Every line with the string "this" should be gathered.
__________________________________________________
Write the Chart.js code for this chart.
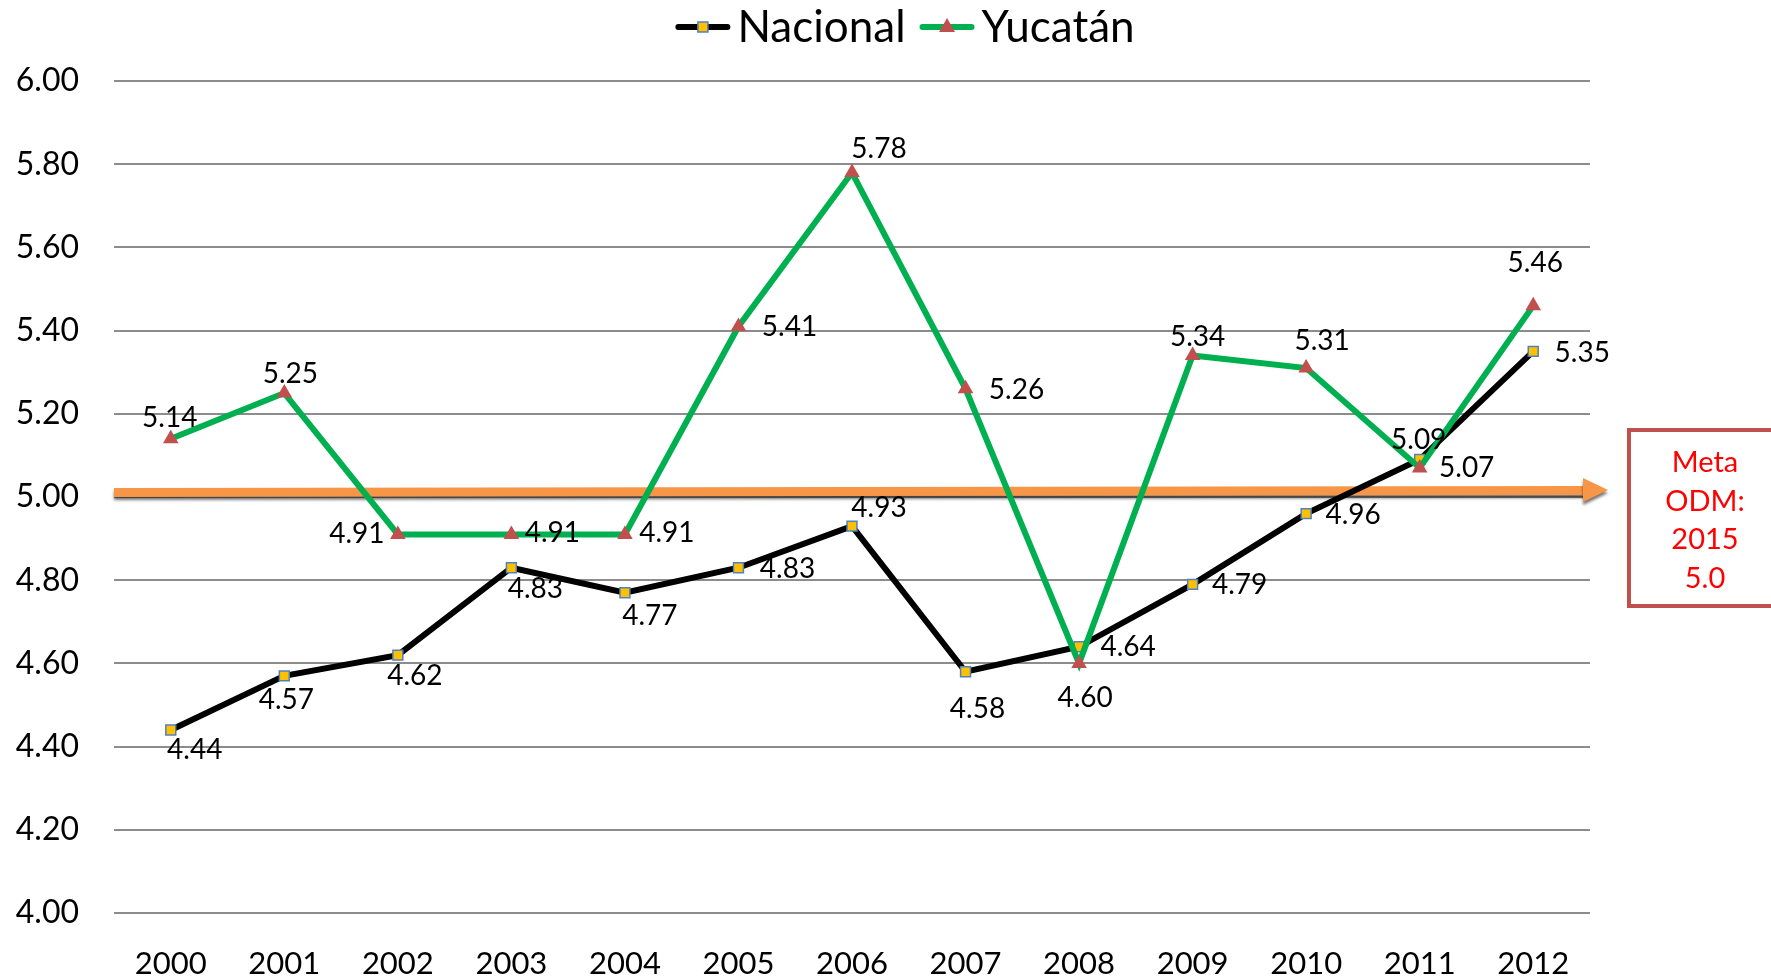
<!DOCTYPE html>
<html>
<head>
<meta charset="utf-8">
<script src="https://cdn.jsdelivr.net/npm/chart.js@4/dist/chart.umd.min.js"></script>
<style>
  html, body { margin: 0; padding: 0; background: #fff; }
  #wrap { width: 1771px; height: 977px; }
</style>
</head>
<body>
<div id="wrap"><canvas id="chart" width="1771" height="977"></canvas></div>
<script>
// Data
const years = ['2000', '2001', '2002', '2003', '2004', '2005', '2006', '2007', '2008', '2009', '2010', '2011', '2012'];
const nacional = [4.44, 4.57, 4.62, 4.83, 4.77, 4.83, 4.93, 4.58, 4.64, 4.79, 4.96, 5.09, 5.35];
const yucatan = [5.14, 5.25, 4.91, 4.91, 4.91, 5.41, 5.78, 5.26, 4.60, 5.34, 5.31, 5.07, 5.46];
const metaValue = 5.0;
const metaText = ['Meta', 'ODM:', '2015', '5.0'];

// where each value label sits relative to its point (px)
const nacionalLabelOffset = [[24, 20], [2, 24], [17, 21], [24, 21], [25, 23], [49, 1], [27, -18], [12, 37], [49, 0], [47, 1], [47, 1], [-1, -20], [49, 2]];
const yucatanLabelOffset = [[-1, -21], [6, -19], [-41, 0], [41, -1], [42, -1], [51, 1], [27, -24], [51, 1], [6, 35], [5, -19], [16, -27], [47, 0], [2, -43]];

const FONT = 'Lato, "Open Sans", sans-serif';

function drawSquare(g, x, y) {
  g.fillStyle = '#FFC000'; g.fillRect(x - 5, y - 5, 10, 10);
  g.strokeStyle = '#4F81BD'; g.lineWidth = 1.5; g.strokeRect(x - 5, y - 5, 10, 10);
}
function drawTriangle(g, x, y) {
  g.fillStyle = '#C0504D';
  g.beginPath(); g.moveTo(x, y - 9); g.lineTo(x + 8, y + 5); g.lineTo(x - 8, y + 5); g.closePath(); g.fill();
}

// legend drawn by hand: line + marker, then the name
const legendPlugin = {
  id: 'lineLegend',
  afterDraw(chart) {
    const {ctx} = chart;
    const items = [
      {text: 'Nacional', color: '#000000', marker: drawSquare},
      {text: 'Yucatán', color: '#00B050', marker: drawTriangle}
    ];
    const lineLen = 55, textGap = 7, itemGap = 14, cy = 27, centerX = 905;
    ctx.save();
    ctx.font = '44px ' + FONT;
    const widths = items.map(it => ctx.measureText(it.text).width);
    const total = widths.reduce((a, w) => a + lineLen + textGap + w, 0) + itemGap;
    let x = centerX - total / 2;
    items.forEach((it, i) => {
      ctx.strokeStyle = it.color;
      ctx.lineWidth = 6;
      ctx.lineCap = 'round';
      ctx.beginPath(); ctx.moveTo(x + 3, cy); ctx.lineTo(x + lineLen - 3, cy); ctx.stroke();
      it.marker(ctx, x + lineLen / 2, cy);
      ctx.fillStyle = '#000';
      ctx.textAlign = 'left';
      ctx.textBaseline = 'middle';
      ctx.font = '44px ' + FONT;
      ctx.fillText(it.text, x + lineLen + textGap, cy + 1);
      x += lineLen + textGap + widths[i] + itemGap;
    });
    ctx.restore();
  }
};

// orange goal arrow + Meta box
const metaPlugin = {
  id: 'meta',
  beforeDatasetsDraw(chart) {
    const {ctx, chartArea, scales} = chart;
    const y = scales.y.getPixelForValue(metaValue);
    const x0 = chartArea.left, xh = chartArea.right - 7, xt = chartArea.right + 18;
    ctx.save();
    ctx.shadowColor = 'rgba(0,0,0,0.55)';
    ctx.shadowOffsetY = 3;
    ctx.shadowBlur = 3;
    ctx.fillStyle = '#F79646';
    ctx.beginPath();
    ctx.moveTo(x0, y - 9);
    ctx.lineTo(xh + 1, y - 11);
    ctx.lineTo(xh + 1, y - 2);
    ctx.lineTo(x0, y);
    ctx.closePath();
    ctx.fill();
    ctx.beginPath();
    ctx.moveTo(xh, y - 19);
    ctx.lineTo(xt, y - 7);
    ctx.lineTo(xh, y + 5);
    ctx.closePath();
    ctx.fill();
    ctx.restore();
  },
  afterDraw(chart) {
    const {ctx, chartArea} = chart;
    const bx = chartArea.right + 39, by = 430, bw = 160, bh = 176;
    ctx.save();
    ctx.fillStyle = '#fff';
    ctx.fillRect(bx, by, bw, bh);
    ctx.strokeStyle = '#C0504D';
    ctx.lineWidth = 4;
    ctx.strokeRect(bx, by, bw, bh);
    ctx.fillStyle = '#FF0000';
    ctx.font = '29px ' + FONT;
    ctx.textAlign = 'center';
    ctx.textBaseline = 'middle';
    metaText.forEach((t, i) => ctx.fillText(t, bx + 76, by + 33 + i * 38.5));
    ctx.restore();
  }
};

// value labels
const labelPlugin = {
  id: 'valueLabels',
  afterDatasetsDraw(chart) {
    const {ctx} = chart;
    const offsets = [nacionalLabelOffset, yucatanLabelOffset];
    ctx.save();
    ctx.font = '28px ' + FONT;
    ctx.fillStyle = '#000';
    ctx.textAlign = 'center';
    ctx.textBaseline = 'middle';
    chart.data.datasets.forEach((ds, di) => {
      const meta = chart.getDatasetMeta(di);
      meta.data.forEach((pt, i) => {
        const [dx, dy] = offsets[di][i];
        ctx.fillText(ds.data[i].toFixed(2), pt.x + dx, pt.y + dy);
      });
    });
    ctx.restore();
  }
};

new Chart(document.getElementById('chart').getContext('2d'), {
  type: 'line',
  data: {
    labels: years,
    datasets: [{
      label: 'Nacional',
      data: nacional,
      borderColor: '#000000',
      borderWidth: 6,
      pointStyle: 'rect',
      pointRadius: 7,
      pointBackgroundColor: '#FFC000',
      pointBorderColor: '#4F81BD',
      pointBorderWidth: 1.5,
      tension: 0,
      order: 1
    }, {
      label: 'Yucatán',
      data: yucatan,
      borderColor: '#00B050',
      borderWidth: 6,
      pointStyle: 'triangle',
      pointRadius: 9,
      pointBackgroundColor: '#C0504D',
      pointBorderColor: '#C0504D',
      pointBorderWidth: 0,
      tension: 0,
      order: 0
    }]
  },
  options: {
    responsive: false,
    animation: false,
    layout: { padding: { left: 14, right: 181, top: 81, bottom: 2 } },
    plugins: {
      tooltip: { enabled: false },
      legend: { display: false }
    },
    scales: {
      x: {
        offset: true,
        afterFit: (s) => { s.height = 62; },
        grid: { display: false },
        border: { display: false },
        ticks: { color: '#000', padding: 24, maxRotation: 0, font: { family: FONT, size: 31 } }
      },
      y: {
        min: 4,
        max: 6,
        afterFit: (s) => { s.width = 100; },
        border: { display: false },
        grid: { color: '#8C8C8C', lineWidth: 2, drawTicks: false },
        ticks: {
          stepSize: 0.2,
          color: '#000',
          padding: 35,
          font: { family: FONT, size: 32 },
          callback: (v) => Number(v).toFixed(2)
        }
      }
    }
  },
  plugins: [metaPlugin, labelPlugin, legendPlugin]
});
</script>
</body>
</html>
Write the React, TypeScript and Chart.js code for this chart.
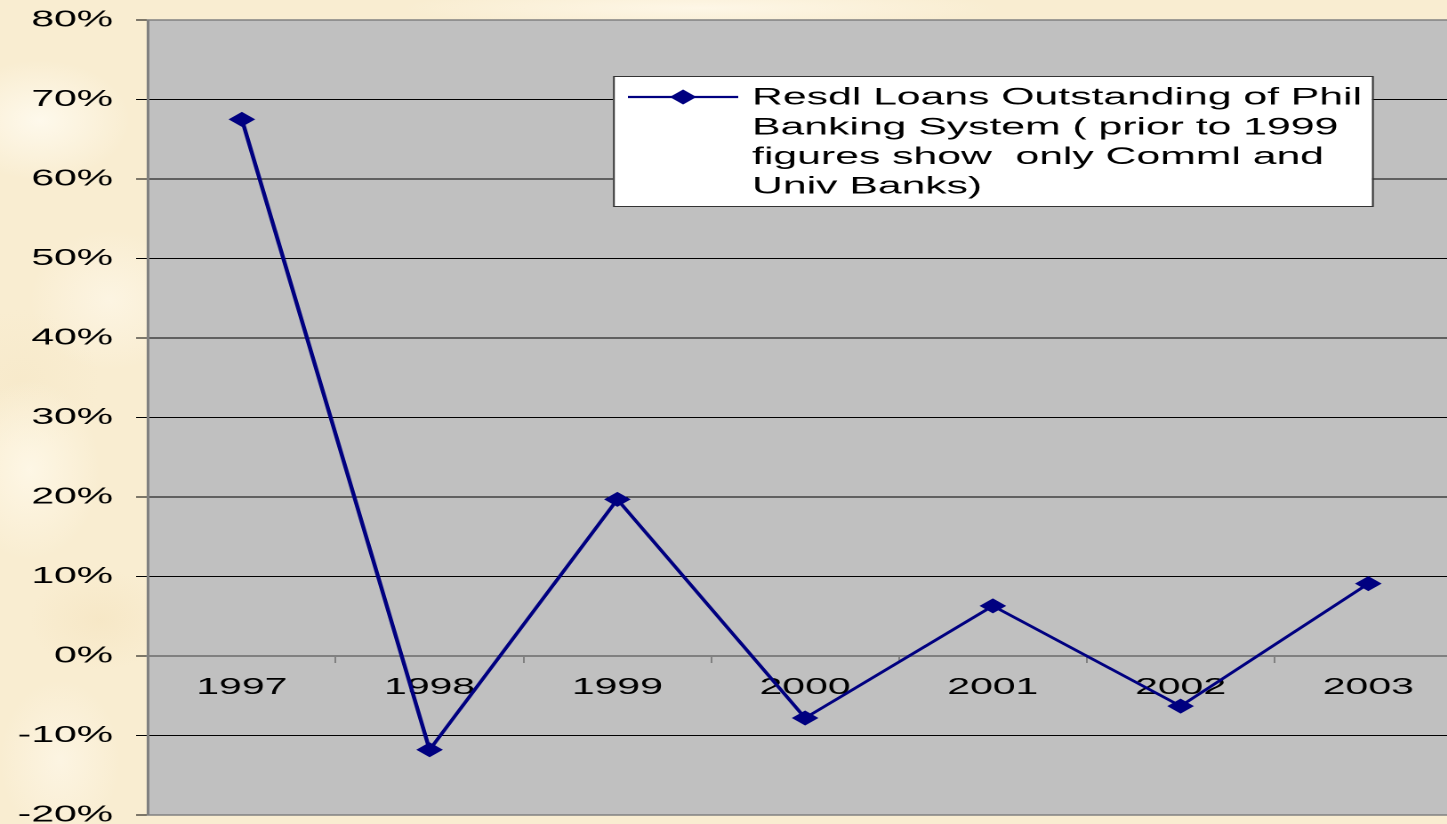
import { useEffect, useRef } from "react";
import { Chart, registerables } from "chart.js";

Chart.register(...registerables);

// ---- data ----
const categories = ["1997", "1998", "1999", "2000", "2001", "2002", "2003"];
const growthPct = [67.5, -11.8, 19.7, -7.8, 6.3, -6.3, 9.1];
const yMin = -20;
const yMax = 80;
const yStep = 10;
const seriesName =
  "Resdl Loans Outstanding of Phil Banking System ( prior to 1999 figures show only Comml and Univ Banks)";
const legendLines = [
  "Resdl Loans Outstanding of Phil",
  "Banking System ( prior to 1999",
  "figures show  only Comml and",
  "Univ Banks)",
];

// ---- layout (the reference is horizontally stretched) ----
const LOGICAL_W = 832;
const CSS_W = 1480;
const H = 840;
const FONT = "'Liberation Sans', Arial, sans-serif";
const NAVY = "#000080";
const PLOT_BG = "#C0C0C0";
const AXIS_GRAY = "#808080";

const plotBgPlugin = {
  id: "plotBg",
  beforeDraw(chart: any) {
    const { ctx, chartArea: a } = chart;
    ctx.save();
    ctx.fillStyle = PLOT_BG;
    ctx.fillRect(a.left, a.top, a.right - a.left, a.bottom - a.top);
    ctx.restore();
  },
  beforeDatasetsDraw(chart: any) {
    const { ctx, chartArea: a } = chart;
    ctx.save();
    ctx.strokeStyle = AXIS_GRAY;
    ctx.lineWidth = 1.5;
    ctx.strokeRect(a.left, a.top, a.right - a.left, a.bottom - a.top);
    ctx.restore();
  },
};

const legendPlugin = {
  id: "boxLegend",
  afterDraw(chart: any) {
    const { ctx } = chart;
    const bx = 344.6, by = 76, bw = 426.7, bh = 130;
    ctx.save();
    ctx.fillStyle = "#FFFFFF";
    ctx.fillRect(bx, by, bw, bh);
    ctx.strokeStyle = "#333333";
    ctx.lineWidth = 1;
    ctx.strokeRect(bx + 0.5, by + 0.5, bw, bh);
    // sample line + diamond
    const ly = 97;
    ctx.strokeStyle = NAVY;
    ctx.lineWidth = 2.2;
    ctx.beginPath();
    ctx.moveTo(353, ly);
    ctx.lineTo(415, ly);
    ctx.stroke();
    ctx.fillStyle = NAVY;
    ctx.beginPath();
    ctx.moveTo(384, ly - 7.5);
    ctx.lineTo(391.5, ly);
    ctx.lineTo(384, ly + 7.5);
    ctx.lineTo(376.5, ly);
    ctx.closePath();
    ctx.fill();
    // text
    ctx.fillStyle = "#000";
    ctx.font = `24px ${FONT}`;
    ctx.textBaseline = "middle";
    ctx.textAlign = "left";
    legendLines.forEach((t, i) => ctx.fillText(t, 422.8, 98 + i * 29.7));
    ctx.restore();
  },
};

export default function App() {
  const ref = useRef<HTMLCanvasElement>(null);

  useEffect(() => {
    const canvas = ref.current!;
    canvas.width = LOGICAL_W;
    canvas.height = H;
    canvas.style.width = CSS_W + "px";
    canvas.style.height = H + "px";

    const edge = (v: number) => v === 0 || v === yMin || v === yMax;

    const chart = new Chart(canvas, {
      type: "line",
      data: {
        labels: categories,
        datasets: [
          {
            label: seriesName,
            data: growthPct,
            borderColor: NAVY,
            backgroundColor: NAVY,
            borderWidth: 2.3,
            pointStyle: "rectRot",
            pointRadius: 7.5,
            pointBorderWidth: 0,
            pointBackgroundColor: NAVY,
            tension: 0,
            fill: false,
          },
        ],
      },
      options: {
        animation: false,
        responsive: false,
        devicePixelRatio: 2,
        events: [],
        layout: { padding: { left: 0, right: 10, top: 20, bottom: 25 } },
        plugins: {
          legend: { display: false },
          tooltip: { enabled: false },
        },
        scales: {
          x: {
            type: "category",
            position: { y: 0 } as any,
            offset: true,
            grid: {
              offset: true,
              drawOnChartArea: false,
              drawTicks: true,
              tickLength: 6,
              color: AXIS_GRAY,
              lineWidth: 1,
            },
            border: { color: AXIS_GRAY, width: 2 },
            ticks: {
              font: { family: FONT, size: 23 },
              color: "#000",
              padding: 12,
              maxRotation: 0,
              autoSkip: false,
            },
          },
          y: {
            type: "linear",
            min: yMin,
            max: yMax,
            afterFit(scale: any) {
              scale.width = 83.2;
              scale.paddingTop = 0;
              scale.paddingBottom = 0;
            },
            grid: {
              color: (c: any) => (c.tick && edge(c.tick.value) ? "rgba(0,0,0,0)" : "#000"),
              tickColor: "#000",
              tickLength: 6.7,
              lineWidth: 1,
            },
            border: { color: AXIS_GRAY, width: 1.5 },
            ticks: {
              stepSize: yStep,
              font: { family: FONT, size: 23 },
              color: "#000",
              padding: 12.9,
              callback: (v: any) => `${v}%`,
            },
          },
        },
      },
      plugins: [plotBgPlugin, legendPlugin],
    });
    return () => chart.destroy();
  }, []);

  return (
    <div
      style={{
        position: "fixed",
        left: 0,
        top: 0,
        width: "100vw",
        height: "100vh",
        overflow: "hidden",
        backgroundColor: "#F9EDD1",
        backgroundImage: [
          "radial-gradient(ellipse 90px 60px at 40px 120px, rgba(255,251,240,0.85), rgba(255,251,240,0) 100%)",
          "radial-gradient(ellipse 80px 70px at 110px 300px, rgba(253,246,230,0.8), rgba(253,246,230,0) 100%)",
          "radial-gradient(ellipse 70px 90px at 30px 470px, rgba(255,249,234,0.8), rgba(255,249,234,0) 100%)",
          "radial-gradient(ellipse 70px 50px at 100px 620px, rgba(244,226,188,0.5), rgba(244,226,188,0) 100%)",
          "radial-gradient(ellipse 60px 80px at 60px 760px, rgba(253,246,230,0.8), rgba(253,246,230,0) 100%)",
          "radial-gradient(ellipse 300px 20px at 700px 8px, rgba(255,249,236,0.8), rgba(255,249,236,0) 100%)",
          "radial-gradient(ellipse 80px 70px at 20px 380px, rgba(245,230,196,0.45), rgba(245,230,196,0) 100%)",
        ].join(","),
      }}
    >
      <canvas ref={ref} />
    </div>
  );
}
__________________________________________________
*RESPONSE TO THE TASK*:
Write the Chart.js code for this chart.
Write the React, TypeScript and Chart.js code for this chart.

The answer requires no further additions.